Nicht ohne meine Helfer

Der einsame Maler? Eine Legende. Der Alltag im Künstleratelier war Arbeit im Kollektiv

Von Elke Linda Buchholz | Tagesspiegel

Picasso stellen wir uns als Einzelkämpfer vor: nur er und die Leinwand. Auch Rembrandt inszenierte sich als einsames Genie im Atelier und schon Dürer sieht man förmlich allein die Alpen überwinden, immer Venedig im Sinn. Aber die Kunstgeschichte hatte die Maler im Nachhinein oft einsamer gemacht als sie in Wirklichkeit waren.

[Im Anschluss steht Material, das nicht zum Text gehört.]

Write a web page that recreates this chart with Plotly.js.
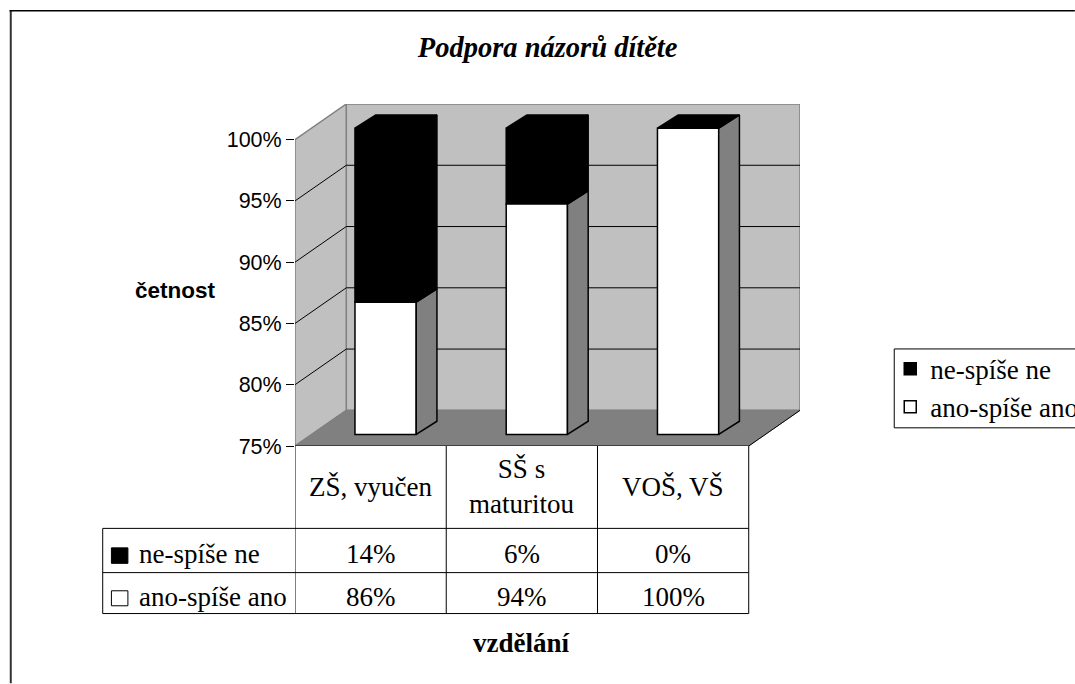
<!DOCTYPE html>
<html>
<head>
<meta charset="utf-8">
<script src="https://cdn.plot.ly/plotly-3.0.1.min.js"></script>
<style>html,body{margin:0;padding:0;background:#fff;overflow:hidden}#chart{width:1075px;height:684px}</style>
</head>
<body>
<div id="chart"></div>
<script>
// ---- data ----
var categories = ["ZŠ, vyučen", "SŠ s<br>maturitou", "VOŠ, VŠ"];
var seriesNames = ["ne-spíše ne", "ano-spíše ano"];
var anoValues = [85.8, 93.8, 100];
var neValues = [14.2, 6.2, 0];
var yTicks = [75, 80, 85, 90, 95, 100];
var titleText = "Podpora názorů dítěte";
var yTitle = "četnost";
var xTitle = "vzdělání";

// ---- layout geometry (pixels of the page) ----
var W = 1075, H = 684;
var plotL = 294.7, plotR = 800, plotT = 104, plotB = 446.5;
var tableL = 102.3, tableRows = [529, 573.3, 614.3];
// depth of the oblique projection, in axis units
var depthX = 0.339, depthY = 2.91;
var barOffX = 0.099, barOffY = 0.94;
var barDepthX = 0.137, barDepthY = 1.08;
var barWidth = 0.405;
var yMin = 75, yMax = 100;

var serif = "'Liberation Serif', serif", sans = "'Liberation Sans', Arial, sans-serif";
function px(x) { return (x - plotL) / (plotR - plotL); }
function py(y) { return (plotB - y) / (plotB - plotT); }

// ---- bars ----
var xFront = categories.map(function (_, i) { return i + 0.5 + barOffX; });
function base(v) { return v + barOffY; }

var traces = [
  { type: "bar", name: seriesNames[0], x: xFront,
    y: neValues, base: anoValues.map(base), width: barWidth,
    marker: { color: "#000000", line: { color: "#000000", width: 1.5 } }, hoverinfo: "skip" },
  { type: "bar", name: seriesNames[1], x: xFront,
    y: anoValues.map(function (v) { return v - yMin; }), base: anoValues.map(function () { return base(yMin); }), width: barWidth,
    marker: { color: "#ffffff", line: { color: "#000000", width: 1.5 } }, hoverinfo: "skip" }
];

function face(xs, ys, fill) {
  return { type: "scatter", mode: "lines", x: xs, y: ys, fill: "toself", fillcolor: fill,
           line: { color: "#000000", width: 1.5 }, showlegend: false, hoverinfo: "skip" };
}
xFront.forEach(function (xc, i) {
  var r = xc + barWidth / 2, l = xc - barWidth / 2;
  var b = base(yMin), m = base(anoValues[i]), t = base(100);
  // grey side of the lower segment
  traces.push(face([r, r + barDepthX, r + barDepthX, r, r], [b, b + barDepthY, m + barDepthY, m, b], "#808080"));
  // black side of the upper segment
  if (neValues[i] > 0) {
    traces.push(face([r, r + barDepthX, r + barDepthX, r, r], [m, m + barDepthY, t + barDepthY, t, m], "#000000"));
  }
  // top
  traces.push(face([l, l + barDepthX, r + barDepthX, r, l], [t, t + barDepthY, t + barDepthY, t, t], "#000000"));
});

// ---- walls, floor, grid ----
function poly(pts) {
  return pts.map(function (p, i) { return (i ? "L" : "M") + p[0] + "," + p[1]; }).join(" ") + " Z";
}
var shapes = [];
var nCat = categories.length;
shapes.push({ type: "path", xref: "x", yref: "y", layer: "below", fillcolor: "#C0C0C0",
  line: { color: "#808080", width: 1.5 },
  path: poly([[depthX, yMin + depthY], [nCat + depthX, yMin + depthY], [nCat + depthX, yMax + depthY], [depthX, yMax + depthY]]) });
shapes.push({ type: "path", xref: "x", yref: "y", layer: "below", fillcolor: "#C0C0C0",
  line: { color: "#808080", width: 1.5 },
  path: poly([[0, yMin], [depthX, yMin + depthY], [depthX, yMax + depthY], [0, yMax]]) });
shapes.push({ type: "path", xref: "x", yref: "y", layer: "below", fillcolor: "#808080",
  line: { color: "#808080", width: 1 },
  path: poly([[0, yMin], [nCat, yMin], [nCat + depthX, yMin + depthY], [depthX, yMin + depthY]]) });
yTicks.slice(1, -1).forEach(function (v) {
  shapes.push({ type: "line", xref: "x", yref: "y", layer: "below", x0: 0, y0: v, x1: depthX, y1: v + depthY, line: { color: "#000000", width: 1 } });
  shapes.push({ type: "line", xref: "x", yref: "y", layer: "below", x0: depthX, y0: v + depthY, x1: nCat + depthX, y1: v + depthY, line: { color: "#000000", width: 1 } });
});
// floor front edge + side edge
shapes.push({ type: "line", xref: "x", yref: "y", x0: 0, y0: yMin, x1: nCat, y1: yMin, line: { color: "#000000", width: 1.2 } });
shapes.push({ type: "line", xref: "x", yref: "y", x0: nCat, y0: yMin, x1: nCat + depthX, y1: yMin + depthY, line: { color: "#000000", width: 1 } });

// ---- data table grid ----
var tl = { color: "#000000", width: 1 };
for (var i = 0; i <= nCat; i++) {
  shapes.push({ type: "line", xref: "x", yref: "paper", x0: i, x1: i, y0: py(plotB), y1: py(tableRows[2]), line: tl });
}
tableRows.forEach(function (r) {
  shapes.push({ type: "line", xref: "paper", yref: "paper", x0: px(tableL), x1: 1 * (nCat) / (nCat + depthX), y0: py(r), y1: py(r), line: tl });
});
shapes.push({ type: "line", xref: "paper", yref: "paper", x0: px(tableL), x1: px(tableL), y0: py(tableRows[0]), y1: py(tableRows[2]), line: tl });
// table keys
shapes.push({ type: "rect", xref: "paper", yref: "paper", x0: px(111), x1: px(127.5), y0: py(564), y1: py(548.5), fillcolor: "#000", line: { color: "#000", width: 1 } });
shapes.push({ type: "rect", xref: "paper", yref: "paper", x0: px(111), x1: px(127.5), y0: py(606.5), y1: py(591.5), fillcolor: "#fff", line: { color: "#000", width: 1 } });
// outer chart frame
shapes.push({ type: "line", xref: "paper", yref: "paper", x0: px(10.3), x1: px(10.3), y0: py(10), y1: py(H), line: { color: "#333", width: 2 } });
shapes.push({ type: "line", xref: "paper", yref: "paper", x0: px(9), x1: px(W), y0: py(10.5), y1: py(10.5), line: { color: "#000", width: 1.5 } });
// legend frame (runs past the right edge of the page)
shapes.push({ type: "rect", xref: "paper", yref: "paper", x0: px(894.3), x1: px(W + 10), y0: py(428.3), y1: py(349.3), fillcolor: "#fff", line: { color: "#000", width: 1 } });

// ---- texts ----
var annotations = [];
function note(text, xv, xref, yv, size, fam, anchor, bold) {
  annotations.push({ text: bold ? "<b>" + text + "</b>" : text, x: xv, xref: xref, y: py(yv), yref: "paper",
    xanchor: anchor || "center", yanchor: "middle", showarrow: false,
    font: { family: fam, size: size, color: "#000" } });
}
var tableFont = 27;
categories.forEach(function (c, i) {
  note(c, i + 0.5, "x", 487.5, tableFont, serif);
  note(Math.round(neValues[i]) + "%", i + 0.5, "x", 554.5, tableFont, serif);
  note(Math.round(anoValues[i]) + "%", i + 0.5, "x", 597.5, tableFont, serif);
});
note(seriesNames[0], px(136.7), "paper", 554.5, tableFont, serif, "left");
note(seriesNames[1], px(136.7), "paper", 597.5, tableFont, serif, "left");
note(yTitle, px(175), "paper", 291, 22.5, sans, "center", true);
note(xTitle, px(521), "paper", 644, 27, serif, "center", true);

var layout = {
  width: W, height: H,
  paper_bgcolor: "#ffffff", plot_bgcolor: "rgba(0,0,0,0)",
  margin: { l: plotL, r: W - plotR, t: plotT, b: H - plotB, pad: 0, autoexpand: false },
  barmode: "overlay",
  title: { text: "<b><i>" + titleText + "</i></b>", x: 547.6 / W, xref: "container", xanchor: "center",
           y: 1 - 47 / H, yref: "container", yanchor: "middle",
           font: { family: serif, size: 28.5, color: "#000" } },
  xaxis: { range: [0, nCat + depthX], showgrid: false, zeroline: false, showline: false,
           showticklabels: false, ticks: "", fixedrange: true },
  yaxis: { range: [yMin, yMax + depthY], tickmode: "array", tickvals: yTicks,
           ticktext: yTicks.map(function (v) { return v + "%"; }),
           showgrid: false, zeroline: false, showline: false, ticks: "outside", ticklen: 8,
           tickcolor: "#000", tickwidth: 1, fixedrange: true,
           tickfont: { family: sans, size: 21.5, color: "#000" } },
  showlegend: true,
  legend: { x: px(890.3), xanchor: "left", y: py(345), yanchor: "top",
            bgcolor: "rgba(0,0,0,0)", borderwidth: 0, traceorder: "normal",
            tracegroupgap: 0, font: { family: serif, size: 27, color: "#000" } },
  shapes: shapes,
  annotations: annotations
};
Plotly.newPlot("chart", traces, layout, { staticPlot: true, displayModeBar: false });
</script>
</body>
</html>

In Picassos südfranzösischem Domizil gingen Druckgrafiker, Töpfer und Metallbildhauer ein und aus. Unter Rembrandts Aufsicht werkelten diverse Mitarbeiter, die seine immense Produktion erst ermöglichten. Und Dürer vernetzte sich, kaum in Venedig eingetroffen, dort mit den tonangebenden Akteuren: Giovanni Bellini wurde sein Ansprechpartner. Dessen Familienclan hielt über zwei Generationen eine Spitzenposition auf dem lukrativen Markt der Lagunenstadt, immer in Konkurrenz zu den Vivarini, die ebenfalls als Familienwerkstatt agierten - denn das brachte Vorteile. In der Renaissance war kein Maler allein wettbewerbsfähig. Eine Bottega, eine Werkstatt zu leiten, Fachkräfte anzuwerben, den Betrieb zu beaufsichtigen und Aufträge zu akquirieren, gehörte ebenso zum Alltag wie die kreative Konzentration auf Pinselspitze oder Silberstift. Kein Kunde erwartete, dass ein namhafter Werkstattchef seine großflächigen Wandfresken komplett im Alleingang ausführte oder alle Madonnenbilder für die private Andacht ohne Helfer zustande brachte. Eigenhändigkeit wurde zwar geschätzt und in Verträgen angemahnt, kostete aber extra. Oft reichte es, wenn der kreative Kopf einer Werkstatt die Qualität der Produktion überwachte, Entwurfszeichnungen bereitstellte und zum Schluss für das perfekte Finish sorgte.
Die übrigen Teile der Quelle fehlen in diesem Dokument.